## Prompt
Extract only the first line of the listing and every line after it up to and including the one with "var growthTo = '3Q18';". Omit the pictures.

## Recorded information
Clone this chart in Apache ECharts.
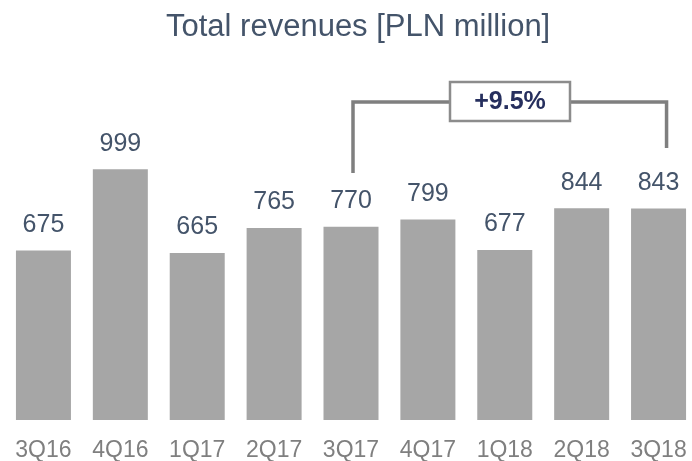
<!DOCTYPE html>
<html>
<head>
<meta charset="utf-8">
<script src="https://cdn.jsdelivr.net/npm/echarts@6/dist/echarts.min.js"></script>
<style>
  html, body { margin: 0; padding: 0; background: #fff; }
  #main { width: 692px; height: 461px; }
</style>
</head>
<body>
<div id="main"></div>
<script>
// data ==================================================================
var quarters = ['3Q16', '4Q16', '1Q17', '2Q17', '3Q17', '4Q17', '1Q18', '2Q18', '3Q18'];
var revenues = [675, 999, 665, 765, 770, 799, 677, 844, 843];
var growthLabel = '+9.5%';
var growthFrom = '3Q17';
var growthTo = '3Q18';

var FONT = 'Liberation Sans, Arial, Helvetica, sans-serif';

var chart = echarts.init(document.getElementById('main'));

var option = {
    animation: false,
    title: {
        text: 'Total revenues [PLN million]',
        left: 161,
        top: 7,
        textStyle: {
            color: '#44546a',
            fontFamily: FONT,
            fontSize: 31,
            fontWeight: 'normal'
        }
    },
    grid: {
        left: 5,
        right: -5,
        top: 169,
        bottom: 41,
        outerBoundsMode: 'none'
    },
    xAxis: {
        type: 'category',
        data: quarters,
        axisLine: { show: false },
        axisTick: { show: false },
        axisLabel: {
            margin: 19,
            color: '#7f7f7f',
            fontFamily: FONT,
            fontSize: 23
        }
    },
    yAxis: {
        type: 'value',
        min: 0,
        max: 1000,
        show: false,
        splitLine: { show: false }
    },
    series: [{
        type: 'bar',
        data: revenues,
        barWidth: 55,
        itemStyle: { color: '#a6a6a6' },
        label: {
            show: true,
            position: 'top',
            distance: 13,
            color: '#44546a',
            fontFamily: FONT,
            fontSize: 25
        }
    }]
};

chart.setOption(option);

// growth bracket -----------------------------------------------------------
function drawBracket() {
    var x1 = chart.convertToPixel({ xAxisIndex: 0 }, growthFrom) + 2;
    var x2 = chart.convertToPixel({ xAxisIndex: 0 }, growthTo) + 8;
    var yTop = 102;
    var boxL = 450, boxR = 570, boxT = 82, boxB = 121;
    var lineStyle = { stroke: '#7f7f7f', lineWidth: 3.5, fill: null };
    chart.setOption({
        graphic: [
            { type: 'polyline', shape: { points: [[x1, 173], [x1, yTop], [boxL, yTop]] }, style: lineStyle },
            { type: 'polyline', shape: { points: [[boxR, yTop], [x2, yTop], [x2, 148]] }, style: lineStyle },
            { type: 'rect', shape: { x: boxL, y: boxT, width: boxR - boxL, height: boxB - boxT },
              style: { fill: '#ffffff', stroke: '#8c8c8c', lineWidth: 2.5 } },
            { type: 'text', x: (boxL + boxR) / 2, y: (boxT + boxB) / 2 + 1,
              style: { text: growthLabel, fill: '#262f5e', font: 'bold 25px ' + FONT,
                       align: 'center', verticalAlign: 'middle' } }
        ]
    });
}
drawBracket();
</script>
</body>
</html>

## Correct result
Clone this chart in Apache ECharts.
<!DOCTYPE html>
<html>
<head>
<meta charset="utf-8">
<script src="https://cdn.jsdelivr.net/npm/echarts@6/dist/echarts.min.js"></script>
<style>
  html, body { margin: 0; padding: 0; background: #fff; }
  #main { width: 692px; height: 461px; }
</style>
</head>
<body>
<div id="main"></div>
<script>
// data ==================================================================
var quarters = ['3Q16', '4Q16', '1Q17', '2Q17', '3Q17', '4Q17', '1Q18', '2Q18', '3Q18'];
var revenues = [675, 999, 665, 765, 770, 799, 677, 844, 843];
var growthLabel = '+9.5%';
var growthFrom = '3Q17';
var growthTo = '3Q18';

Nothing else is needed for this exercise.